Otra versión del origen asegura que el combinado de ginebra con tónica (el “gin tonic”) procede de los soldados británicos que para conseguir tragar la odiosa quinina, con la que prevenían el paludismo, la disolvían en agua con zumo de lima, azúcar y un chorro de ginebra para disimular su sabor.
Con el paso de los años, el uso terapéutico de la tónica ha desaparecido. Su consumo recreativo junto a la ginebra, en cambio, es cada vez más popular. Hoy en día, el gin-tonic sigue siendo muy aceptado aunque la mayor parte de las tónicas que se encuentran en el mercado han sustituido la quinina por emuladores de sabor y edulcorantes.
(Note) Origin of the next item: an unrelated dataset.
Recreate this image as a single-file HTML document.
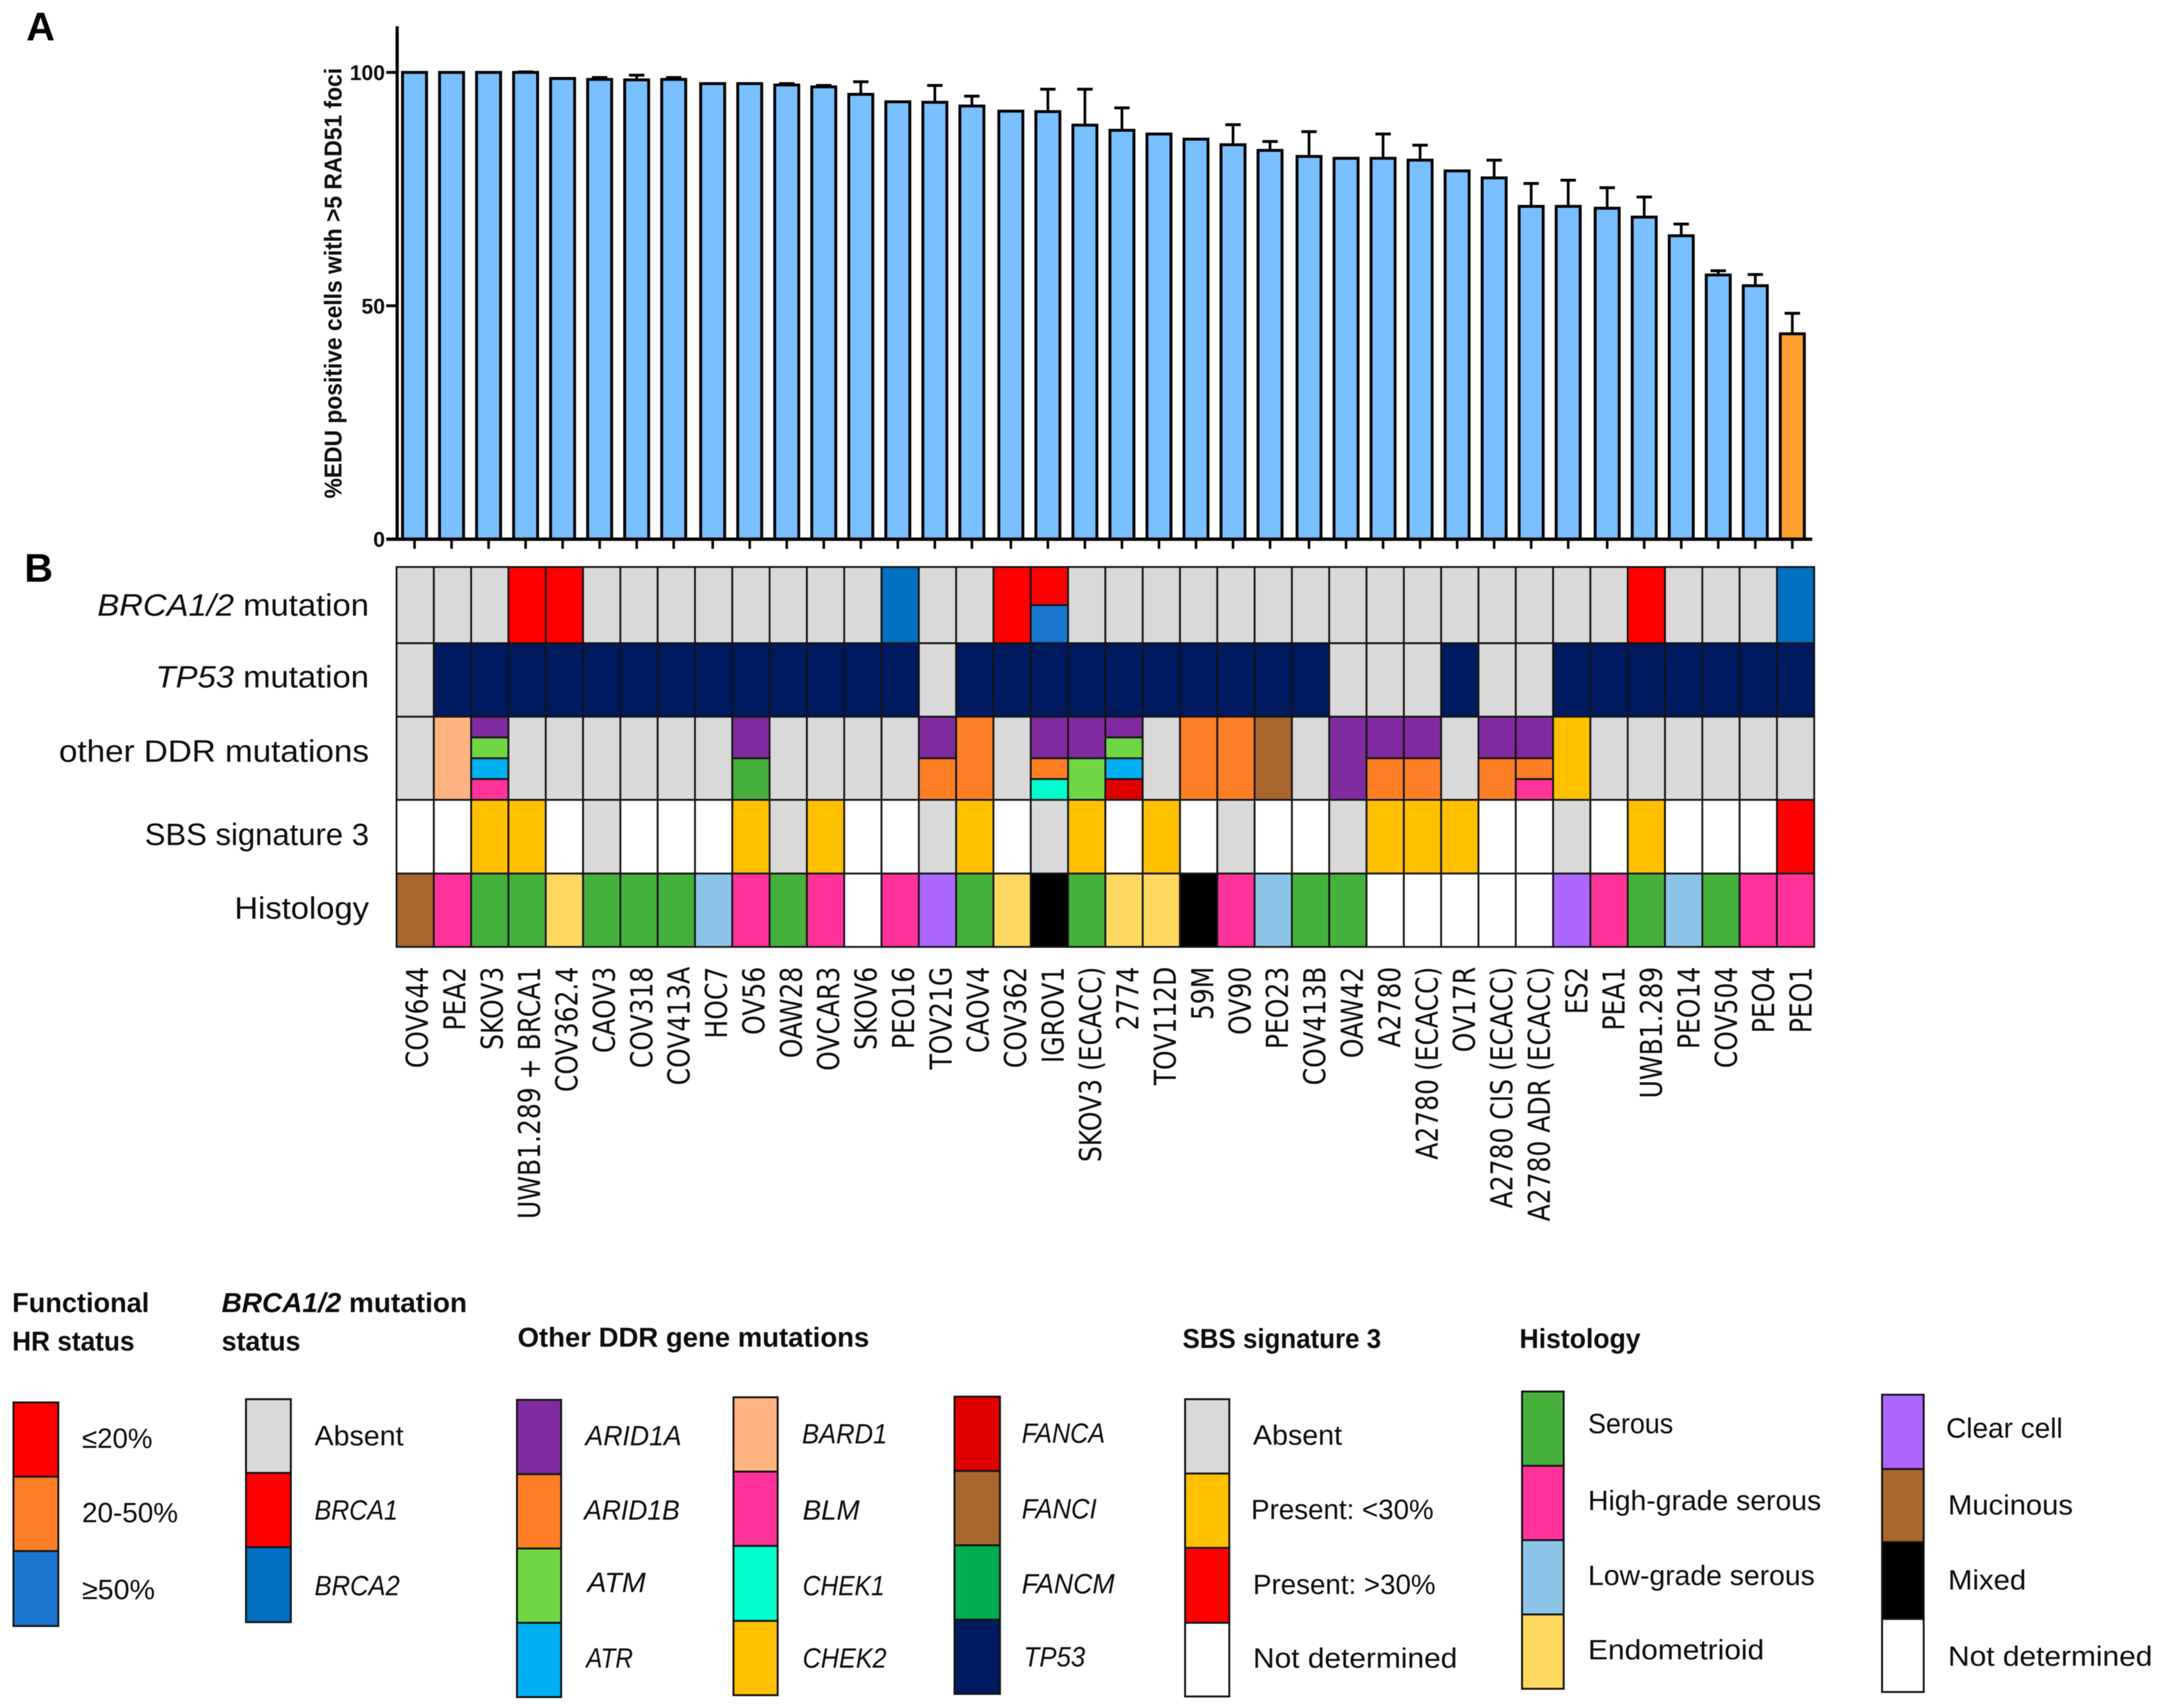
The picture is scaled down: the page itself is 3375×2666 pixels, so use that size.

El extracto de quina se emplea también en la elaboración jarabes que potencian el aroma de algunas bebidas alcohólicas. Hace varias décadas, en España se empleaba en vino de quina (las famosa “Quina San Clemente” y “Quina Santa Catalina”) para aumentar el apetito de los niños, práctica extinguida en la actualidad, aunque se encontraba muy extendida en todo el país, en ausencia de medicamentos que estimulasen el apetito de los críos.
Bien, un saludo a todos y un respetuoso recuerdo a la condesa (que no se os olvide) de Chinchón.